___ DATA BLOCK ___

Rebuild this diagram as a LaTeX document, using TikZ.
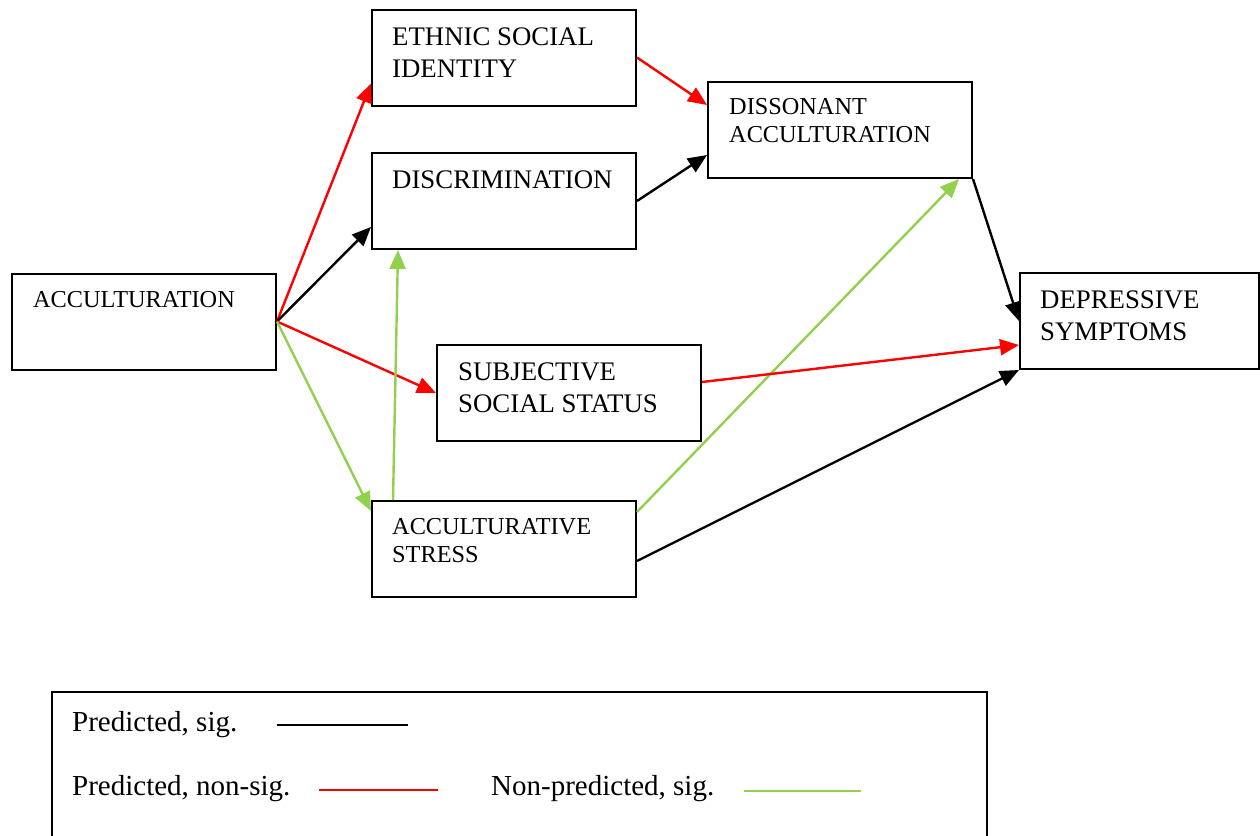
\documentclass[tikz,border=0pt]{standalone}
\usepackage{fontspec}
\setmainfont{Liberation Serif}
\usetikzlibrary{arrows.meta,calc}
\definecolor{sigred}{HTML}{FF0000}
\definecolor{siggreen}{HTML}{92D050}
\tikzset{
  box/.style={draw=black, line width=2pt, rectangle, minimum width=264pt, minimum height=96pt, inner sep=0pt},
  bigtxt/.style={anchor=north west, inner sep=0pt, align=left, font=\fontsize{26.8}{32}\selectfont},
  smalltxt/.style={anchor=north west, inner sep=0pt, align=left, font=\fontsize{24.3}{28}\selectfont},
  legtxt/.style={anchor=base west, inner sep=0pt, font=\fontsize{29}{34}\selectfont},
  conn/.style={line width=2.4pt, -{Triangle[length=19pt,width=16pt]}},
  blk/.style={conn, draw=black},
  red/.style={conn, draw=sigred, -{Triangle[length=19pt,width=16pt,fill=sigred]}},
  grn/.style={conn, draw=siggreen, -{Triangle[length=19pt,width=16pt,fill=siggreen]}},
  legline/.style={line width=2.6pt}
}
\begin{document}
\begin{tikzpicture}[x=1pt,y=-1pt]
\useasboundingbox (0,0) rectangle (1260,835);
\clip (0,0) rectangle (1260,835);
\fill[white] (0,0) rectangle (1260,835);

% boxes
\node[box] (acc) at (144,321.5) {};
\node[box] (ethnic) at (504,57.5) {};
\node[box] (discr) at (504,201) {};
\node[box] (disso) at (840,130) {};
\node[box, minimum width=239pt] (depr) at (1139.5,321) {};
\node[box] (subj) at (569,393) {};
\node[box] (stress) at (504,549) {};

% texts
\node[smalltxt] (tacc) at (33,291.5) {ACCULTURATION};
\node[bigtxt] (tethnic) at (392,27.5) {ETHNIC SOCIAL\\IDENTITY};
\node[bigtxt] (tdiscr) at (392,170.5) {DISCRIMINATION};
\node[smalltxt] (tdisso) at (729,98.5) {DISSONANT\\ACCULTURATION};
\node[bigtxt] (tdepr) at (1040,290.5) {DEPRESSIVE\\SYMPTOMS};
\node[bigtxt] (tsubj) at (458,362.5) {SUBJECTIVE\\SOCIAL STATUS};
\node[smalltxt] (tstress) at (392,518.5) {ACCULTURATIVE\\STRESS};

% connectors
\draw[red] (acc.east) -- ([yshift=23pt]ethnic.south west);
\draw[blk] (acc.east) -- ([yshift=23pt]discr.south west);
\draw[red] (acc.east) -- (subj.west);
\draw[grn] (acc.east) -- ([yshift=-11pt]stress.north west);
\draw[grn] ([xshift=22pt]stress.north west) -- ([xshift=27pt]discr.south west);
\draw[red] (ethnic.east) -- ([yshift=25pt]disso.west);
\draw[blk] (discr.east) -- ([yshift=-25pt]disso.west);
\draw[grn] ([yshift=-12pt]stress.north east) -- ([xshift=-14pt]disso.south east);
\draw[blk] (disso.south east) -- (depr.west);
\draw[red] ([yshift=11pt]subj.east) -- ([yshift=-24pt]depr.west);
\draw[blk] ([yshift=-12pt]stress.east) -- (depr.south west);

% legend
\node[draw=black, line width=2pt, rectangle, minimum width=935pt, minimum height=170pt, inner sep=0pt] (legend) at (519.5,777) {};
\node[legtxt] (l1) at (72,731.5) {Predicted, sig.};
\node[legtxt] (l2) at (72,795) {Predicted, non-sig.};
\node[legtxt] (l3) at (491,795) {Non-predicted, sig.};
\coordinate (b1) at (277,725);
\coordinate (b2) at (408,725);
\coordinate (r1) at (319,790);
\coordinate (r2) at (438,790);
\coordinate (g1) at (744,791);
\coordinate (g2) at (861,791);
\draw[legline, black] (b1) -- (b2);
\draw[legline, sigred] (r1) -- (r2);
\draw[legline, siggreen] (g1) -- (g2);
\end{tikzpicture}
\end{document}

___

◆ STATED TASK ◆
Extract every line of the data exactly; pictures stay out.

◆ THE RESULT ◆
Rebuild this diagram as a LaTeX document, using TikZ.
\documentclass[tikz,border=0pt]{standalone}
\usepackage{fontspec}
\setmainfont{Liberation Serif}
\usetikzlibrary{arrows.meta,calc}
\definecolor{sigred}{HTML}{FF0000}
\definecolor{siggreen}{HTML}{92D050}
\tikzset{
  box/.style={draw=black, line width=2pt, rectangle, minimum width=264pt, minimum height=96pt, inner sep=0pt},
  bigtxt/.style={anchor=north west, inner sep=0pt, align=left, font=\fontsize{26.8}{32}\selectfont},
  smalltxt/.style={anchor=north west, inner sep=0pt, align=left, font=\fontsize{24.3}{28}\selectfont},
  legtxt/.style={anchor=base west, inner sep=0pt, font=\fontsize{29}{34}\selectfont},
  conn/.style={line width=2.4pt, -{Triangle[length=19pt,width=16pt]}},
  blk/.style={conn, draw=black},
  red/.style={conn, draw=sigred, -{Triangle[length=19pt,width=16pt,fill=sigred]}},
  grn/.style={conn, draw=siggreen, -{Triangle[length=19pt,width=16pt,fill=siggreen]}},
  legline/.style={line width=2.6pt}
}
\begin{document}
\begin{tikzpicture}[x=1pt,y=-1pt]
\useasboundingbox (0,0) rectangle (1260,835);
\clip (0,0) rectangle (1260,835);
\fill[white] (0,0) rectangle (1260,835);

% boxes
\node[box] (acc) at (144,321.5) {};
\node[box] (ethnic) at (504,57.5) {};
\node[box] (discr) at (504,201) {};
\node[box] (disso) at (840,130) {};
\node[box, minimum width=239pt] (depr) at (1139.5,321) {};
\node[box] (subj) at (569,393) {};
\node[box] (stress) at (504,549) {};

% texts
\node[smalltxt] (tacc) at (33,291.5) {ACCULTURATION};
\node[bigtxt] (tethnic) at (392,27.5) {ETHNIC SOCIAL\\IDENTITY};
\node[bigtxt] (tdiscr) at (392,170.5) {DISCRIMINATION};
\node[smalltxt] (tdisso) at (729,98.5) {DISSONANT\\ACCULTURATION};
\node[bigtxt] (tdepr) at (1040,290.5) {DEPRESSIVE\\SYMPTOMS};
\node[bigtxt] (tsubj) at (458,362.5) {SUBJECTIVE\\SOCIAL STATUS};
\node[smalltxt] (tstress) at (392,518.5) {ACCULTURATIVE\\STRESS};

% connectors
\draw[red] (acc.east) -- ([yshift=23pt]ethnic.south west);
\draw[blk] (acc.east) -- ([yshift=23pt]discr.south west);
\draw[red] (acc.east) -- (subj.west);
\draw[grn] (acc.east) -- ([yshift=-11pt]stress.north west);
\draw[grn] ([xshift=22pt]stress.north west) -- ([xshift=27pt]discr.south west);
\draw[red] (ethnic.east) -- ([yshift=25pt]disso.west);
\draw[blk] (discr.east) -- ([yshift=-25pt]disso.west);
\draw[grn] ([yshift=-12pt]stress.north east) -- ([xshift=-14pt]disso.south east);
\draw[blk] (disso.south east) -- (depr.west);
\draw[red] ([yshift=11pt]subj.east) -- ([yshift=-24pt]depr.west);
\draw[blk] ([yshift=-12pt]stress.east) -- (depr.south west);

% legend
\node[draw=black, line width=2pt, rectangle, minimum width=935pt, minimum height=170pt, inner sep=0pt] (legend) at (519.5,777) {};
\node[legtxt] (l1) at (72,731.5) {Predicted, sig.};
\node[legtxt] (l2) at (72,795) {Predicted, non-sig.};
\node[legtxt] (l3) at (491,795) {Non-predicted, sig.};
\coordinate (b1) at (277,725);
\coordinate (b2) at (408,725);
\coordinate (r1) at (319,790);
\coordinate (r2) at (438,790);
\coordinate (g1) at (744,791);
\coordinate (g2) at (861,791);
\draw[legline, black] (b1) -- (b2);
\draw[legline, sigred] (r1) -- (r2);
\draw[legline, siggreen] (g1) -- (g2);
\end{tikzpicture}
\end{document}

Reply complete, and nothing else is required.